AWSも、この分野に向けた独自の製品をリリースしていないわけではない。M&E関連のツールの多くは、クラウドベースのアニメーションプラットフォームを提供するニンブル・コレクティブ(Nimble Collective)などの買収により、AWSのプラットフォームに統合されている。グーグルやマイクロソフトも、業界のスタートアップ企業を買収したり、業界をリードするソフトウェア会社と提携したりしている。
ロッシュによると、AWSのツールはクラウドの基盤など「ソリューションの原始的な部分」に焦点を当てているのに対し、パートナー企業はより具体的なM&Eの顧客ニーズを満たす専用のソリューションを提供しているという。「これはパートナー企業にとって、AWSの従来のサービスとのギャップを埋める良い機会となります」
しかし、大手クラウド企業のパートナー企業にとっては、AWSのプラットフォームやツールと連携しているとはいえ、今後AWSが目をつける分野によっては競合関係になる危険もはらむ。
アナグノストは以前Insiderの取材に対し、こうしたことは近年M&E業界ではよくあることなので、オートデスクがAWSと競合することについて特に心配はしていないと語っていた。「プラットフォーム・プロバイダーのすべてが、何らかの形で我々と競合することになります」
ロッシュもまた、AWSがパートナーと競合することによる影響をそこまで気にしてないようだ。「我々は市場での選択肢を増やしたいと思っています。それがAWSのM&E向けプログラムに込めた狙いでもあります」と述べる。

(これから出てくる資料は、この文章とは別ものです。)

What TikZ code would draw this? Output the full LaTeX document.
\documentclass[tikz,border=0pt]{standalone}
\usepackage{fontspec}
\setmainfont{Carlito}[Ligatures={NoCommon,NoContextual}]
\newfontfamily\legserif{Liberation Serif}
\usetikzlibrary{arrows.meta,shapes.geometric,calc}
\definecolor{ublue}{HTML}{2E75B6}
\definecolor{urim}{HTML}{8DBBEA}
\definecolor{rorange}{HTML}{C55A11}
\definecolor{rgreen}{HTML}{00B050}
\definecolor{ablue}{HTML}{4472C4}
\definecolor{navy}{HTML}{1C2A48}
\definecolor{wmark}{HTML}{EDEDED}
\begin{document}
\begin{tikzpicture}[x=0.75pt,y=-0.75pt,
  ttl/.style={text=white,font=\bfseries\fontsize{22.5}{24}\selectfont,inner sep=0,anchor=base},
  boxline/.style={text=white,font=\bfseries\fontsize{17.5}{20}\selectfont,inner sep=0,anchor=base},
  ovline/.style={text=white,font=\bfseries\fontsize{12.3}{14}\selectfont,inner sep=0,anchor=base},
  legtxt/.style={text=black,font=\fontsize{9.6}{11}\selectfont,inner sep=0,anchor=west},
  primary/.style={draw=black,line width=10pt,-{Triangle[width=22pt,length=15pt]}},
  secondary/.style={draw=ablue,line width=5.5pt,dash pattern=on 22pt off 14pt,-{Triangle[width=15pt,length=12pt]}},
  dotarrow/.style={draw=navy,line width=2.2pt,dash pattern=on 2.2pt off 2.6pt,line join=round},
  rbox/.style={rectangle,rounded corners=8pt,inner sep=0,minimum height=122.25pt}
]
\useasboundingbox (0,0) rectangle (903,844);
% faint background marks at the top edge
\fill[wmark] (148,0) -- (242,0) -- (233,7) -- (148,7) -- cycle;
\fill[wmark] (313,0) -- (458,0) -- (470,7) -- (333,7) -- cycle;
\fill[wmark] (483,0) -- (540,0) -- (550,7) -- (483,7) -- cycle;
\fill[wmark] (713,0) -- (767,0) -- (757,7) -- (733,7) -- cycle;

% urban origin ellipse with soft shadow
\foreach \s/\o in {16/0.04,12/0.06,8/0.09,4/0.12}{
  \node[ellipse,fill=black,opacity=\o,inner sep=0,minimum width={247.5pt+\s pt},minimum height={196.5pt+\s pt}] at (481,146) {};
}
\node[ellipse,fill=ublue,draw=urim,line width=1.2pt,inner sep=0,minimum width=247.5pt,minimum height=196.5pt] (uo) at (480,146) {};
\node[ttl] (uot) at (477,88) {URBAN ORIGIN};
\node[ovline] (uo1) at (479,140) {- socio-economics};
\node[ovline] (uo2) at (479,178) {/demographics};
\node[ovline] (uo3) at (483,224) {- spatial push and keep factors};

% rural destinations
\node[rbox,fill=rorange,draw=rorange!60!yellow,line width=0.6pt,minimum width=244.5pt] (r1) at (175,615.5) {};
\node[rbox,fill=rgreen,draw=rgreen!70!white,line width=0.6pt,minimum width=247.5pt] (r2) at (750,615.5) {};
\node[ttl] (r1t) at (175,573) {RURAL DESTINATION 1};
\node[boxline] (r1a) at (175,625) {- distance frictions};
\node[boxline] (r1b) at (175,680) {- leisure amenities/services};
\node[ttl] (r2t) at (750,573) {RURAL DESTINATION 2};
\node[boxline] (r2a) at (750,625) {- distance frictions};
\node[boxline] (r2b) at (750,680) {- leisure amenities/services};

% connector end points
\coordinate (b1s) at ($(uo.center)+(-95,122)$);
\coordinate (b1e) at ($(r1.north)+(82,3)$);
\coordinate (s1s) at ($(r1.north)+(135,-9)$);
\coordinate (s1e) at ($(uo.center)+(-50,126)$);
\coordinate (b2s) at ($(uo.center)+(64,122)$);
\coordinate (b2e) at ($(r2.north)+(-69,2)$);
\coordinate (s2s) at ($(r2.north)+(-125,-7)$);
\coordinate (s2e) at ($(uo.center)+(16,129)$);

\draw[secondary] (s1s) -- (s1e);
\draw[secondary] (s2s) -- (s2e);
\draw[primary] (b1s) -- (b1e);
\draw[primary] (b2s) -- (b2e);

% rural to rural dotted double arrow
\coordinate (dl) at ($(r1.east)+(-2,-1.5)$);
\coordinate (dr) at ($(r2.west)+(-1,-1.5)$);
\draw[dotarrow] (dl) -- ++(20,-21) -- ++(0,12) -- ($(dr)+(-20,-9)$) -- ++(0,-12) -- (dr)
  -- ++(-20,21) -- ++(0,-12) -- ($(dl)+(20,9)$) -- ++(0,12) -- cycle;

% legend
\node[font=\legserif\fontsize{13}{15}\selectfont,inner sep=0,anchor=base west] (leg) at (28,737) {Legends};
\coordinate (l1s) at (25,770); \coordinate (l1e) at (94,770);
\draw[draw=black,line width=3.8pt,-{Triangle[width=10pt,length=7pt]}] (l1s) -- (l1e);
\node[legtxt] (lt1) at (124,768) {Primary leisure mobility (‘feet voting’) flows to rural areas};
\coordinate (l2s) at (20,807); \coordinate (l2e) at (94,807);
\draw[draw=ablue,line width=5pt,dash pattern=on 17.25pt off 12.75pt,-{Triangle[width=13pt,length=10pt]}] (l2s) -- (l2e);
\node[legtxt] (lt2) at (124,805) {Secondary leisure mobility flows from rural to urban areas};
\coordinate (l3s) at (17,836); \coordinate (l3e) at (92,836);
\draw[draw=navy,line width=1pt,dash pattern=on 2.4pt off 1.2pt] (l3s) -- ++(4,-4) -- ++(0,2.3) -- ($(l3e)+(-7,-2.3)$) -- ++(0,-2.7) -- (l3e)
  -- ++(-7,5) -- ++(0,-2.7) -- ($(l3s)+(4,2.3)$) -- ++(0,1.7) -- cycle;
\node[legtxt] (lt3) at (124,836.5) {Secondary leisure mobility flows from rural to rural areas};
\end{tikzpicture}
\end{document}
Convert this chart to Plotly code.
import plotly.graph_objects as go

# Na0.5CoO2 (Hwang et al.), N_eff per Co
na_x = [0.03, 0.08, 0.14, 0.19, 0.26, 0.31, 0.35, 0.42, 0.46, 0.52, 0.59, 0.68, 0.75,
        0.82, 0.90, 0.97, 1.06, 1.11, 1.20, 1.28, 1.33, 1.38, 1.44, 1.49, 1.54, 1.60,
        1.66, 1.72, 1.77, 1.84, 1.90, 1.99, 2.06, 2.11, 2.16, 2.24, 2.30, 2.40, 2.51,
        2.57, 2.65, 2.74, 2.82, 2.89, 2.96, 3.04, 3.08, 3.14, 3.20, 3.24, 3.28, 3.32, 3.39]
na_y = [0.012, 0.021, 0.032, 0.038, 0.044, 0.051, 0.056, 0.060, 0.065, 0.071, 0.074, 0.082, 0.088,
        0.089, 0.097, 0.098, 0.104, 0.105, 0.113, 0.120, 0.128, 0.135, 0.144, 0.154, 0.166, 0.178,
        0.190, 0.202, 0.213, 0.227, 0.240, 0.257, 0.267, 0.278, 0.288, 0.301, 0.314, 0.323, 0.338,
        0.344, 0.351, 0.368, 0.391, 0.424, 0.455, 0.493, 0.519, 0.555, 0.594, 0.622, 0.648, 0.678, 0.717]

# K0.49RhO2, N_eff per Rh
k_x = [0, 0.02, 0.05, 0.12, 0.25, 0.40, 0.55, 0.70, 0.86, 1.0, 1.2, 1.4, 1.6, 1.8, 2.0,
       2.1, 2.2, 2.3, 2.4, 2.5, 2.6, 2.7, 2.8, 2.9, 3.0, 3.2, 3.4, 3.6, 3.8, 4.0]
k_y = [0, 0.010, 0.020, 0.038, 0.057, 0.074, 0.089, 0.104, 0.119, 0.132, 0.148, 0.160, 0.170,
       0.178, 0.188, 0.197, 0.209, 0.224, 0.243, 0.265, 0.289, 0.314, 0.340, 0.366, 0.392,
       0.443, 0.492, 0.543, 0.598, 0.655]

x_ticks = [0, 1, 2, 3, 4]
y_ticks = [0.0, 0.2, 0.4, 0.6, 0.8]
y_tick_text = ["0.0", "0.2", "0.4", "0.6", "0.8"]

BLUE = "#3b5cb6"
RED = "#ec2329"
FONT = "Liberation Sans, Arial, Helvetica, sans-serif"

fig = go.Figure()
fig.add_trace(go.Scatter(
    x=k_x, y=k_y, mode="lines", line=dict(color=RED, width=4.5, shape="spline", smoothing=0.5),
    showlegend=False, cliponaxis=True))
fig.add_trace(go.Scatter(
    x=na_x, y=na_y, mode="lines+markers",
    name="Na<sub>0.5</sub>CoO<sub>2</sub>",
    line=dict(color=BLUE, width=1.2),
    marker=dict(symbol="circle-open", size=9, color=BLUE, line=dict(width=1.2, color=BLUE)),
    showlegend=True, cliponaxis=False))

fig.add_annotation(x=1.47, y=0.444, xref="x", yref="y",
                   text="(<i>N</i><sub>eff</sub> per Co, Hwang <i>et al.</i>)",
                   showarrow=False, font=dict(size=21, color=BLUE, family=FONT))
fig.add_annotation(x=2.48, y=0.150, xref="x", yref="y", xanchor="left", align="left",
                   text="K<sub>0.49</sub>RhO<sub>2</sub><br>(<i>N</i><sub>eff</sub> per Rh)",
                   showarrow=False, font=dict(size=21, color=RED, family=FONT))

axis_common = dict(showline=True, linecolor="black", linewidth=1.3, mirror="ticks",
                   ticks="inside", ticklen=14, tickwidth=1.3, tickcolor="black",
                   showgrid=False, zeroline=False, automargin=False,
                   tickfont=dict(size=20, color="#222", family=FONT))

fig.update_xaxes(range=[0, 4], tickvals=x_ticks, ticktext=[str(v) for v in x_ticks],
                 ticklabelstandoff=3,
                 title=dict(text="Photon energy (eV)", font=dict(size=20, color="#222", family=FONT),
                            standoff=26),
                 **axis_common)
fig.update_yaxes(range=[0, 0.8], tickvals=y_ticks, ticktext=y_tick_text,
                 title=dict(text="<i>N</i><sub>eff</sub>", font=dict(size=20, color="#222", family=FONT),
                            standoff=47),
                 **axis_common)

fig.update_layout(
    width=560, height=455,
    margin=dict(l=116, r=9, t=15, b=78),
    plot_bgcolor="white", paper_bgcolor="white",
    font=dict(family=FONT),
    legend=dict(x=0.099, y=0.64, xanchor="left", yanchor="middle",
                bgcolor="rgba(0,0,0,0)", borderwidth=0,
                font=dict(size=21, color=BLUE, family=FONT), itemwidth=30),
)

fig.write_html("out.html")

AWSは2020年、それぞれの業界特有のビジネスチャンスを見越して、金融サービスや製造業などの業種別に営業チームやクラウドアプリストアを再編した。また、ヘルスケアや金融サービスなどの規制分野を対象とした業種のクラウドも構築しているが、M&E向けのクラウドはまだ存在していなかった。競合他社も同じ業界を狙っており、クラウドアナリストのマリベル・ロペス(Maribel Lopez)は2021年を「業種別クラウド元年」と呼んでいる。